The Story Of Me Being Heckled At An Open Mic

So last night, I did an open mic, and even brought a friend along, something which I never do, because, as all comics know, open mics are soul-sucking, boring, and even unhealthy. This particular open mic was called “SuperEgo,” and is hosted by the lovely Dale Sorenson and the very gay Michelle Dobrawsky. Wait, I got that backwards. No, I didn’t.

To bring you up to speed, on this particular day, the lovely Ken Schultz was hosting, but Dale was still there. Dale spends more time talking about being gay than he spends actually doing gay things. Now, I’m not a homophobe, I’m just frightened to death of gay people. After all, what if they turn me gay? I’m kidding. However, I do like making fun of Dale. When I was a younger comic, I used to make fun of him for being gay. But then I realized that was too easy, and as far as I could tell, I haven’t seen Dale do anything gay in his entire life. He just seems to bitch about it a lot. So I’ve changed my story way of making fun of Dale to the way where I claim that he isn’t gay and just wants people to think he is. I also tend to make fun of his nerdiness, but that’s neither here nor there.

So I start going into my set, and just going to fuck with Dale for the first couple minutes. I’m doing the first part of my joke and going off the cuff and I’m not getting anything really, which is okay, because it wasn’t like I was married to the material. During a set up, I here:

“Next!”

Um, what? Who could possibly be shouting at me at a Superego open mic, especially after I have followed comics who were doing just as well as me. So I ask him.

“What did you say?”

“Next fucking comic, man. Come on.”

Now I’m pissed. Like, livid. I didn’t really care if this thought I was funny. In fact, I really don’t care, at any given show, if anyone thinks I’m funny. Well, I do, but at the same time, I don’t. I’m past a joke bombing and ruining my set. I can move past a bad joke.

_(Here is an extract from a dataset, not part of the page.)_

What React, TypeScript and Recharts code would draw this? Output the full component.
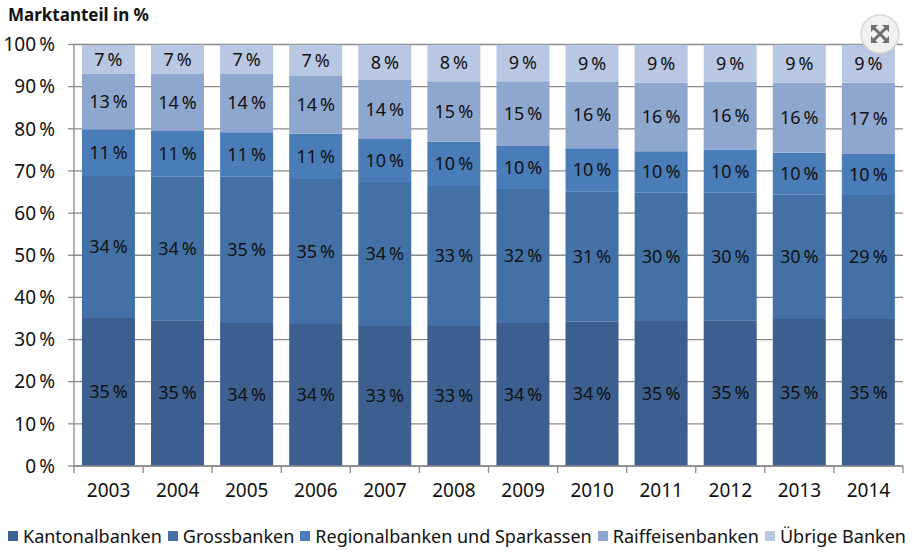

So, I spent the rest of my time kind of asking him questions and insulting him. It actually went pretty well, and, in fact, once I started talking to him, I couldn’t resist continuing to do so. I was kind of addicted to it.

It was pretty good practice, and you can watch the video here.

After I went up, some people talked about the heckler, some didn’t, but he kept heckling, and nobody talked to him directly, which I found strange. I think the other comics might have been afraid of doing so. But, to tell you the truth, I was terrified. My leg was shaking the entire time, though the vibrations didn’t push against the sides of my pants, so it was hard to tell. I was afraid and I was angry, and after it was over, I stayed angry for the next couple hours.

It turned out that the heckler wasn’t a comic at all (I dont’ know why I even believed anything he had to say) but was friends with the second to last comic who went on, who was obviously a very uneducated white male who didn’t know how to overcome the obstacles his friend had put in front of him. Also, he was a beginner comic, so his jokes weren’t the best in the world. He also came across as misogynistic and frankly, stupid. But then again, I’m a judgmental asshole.

At the end of this very awkward show, Michelle Dobrawsky went up on stage and told the heckler to get the fuck out. There was a long period of silence, which was utterly awkward. Then I said “Dude, just listen to her and go.”

The heckler got up and said:

“You want me to go? Okay, I’ll go. But I’m going to finish my drink first.” At which point, he finished his vodka tonic in one large chug and placed it on the table.

“Maybe I should take my balls out,” he said, gesticulating to his crotch. Thankfully, he didn’t take his balls out.

His friend, meekly tried to get him to leave the room. The heckler stumbled out to the hallway, not without saying to Michelle

“Hey, you could stand to lose a few pounds.”

Classy.

Anyway, that’s basically the heckler story.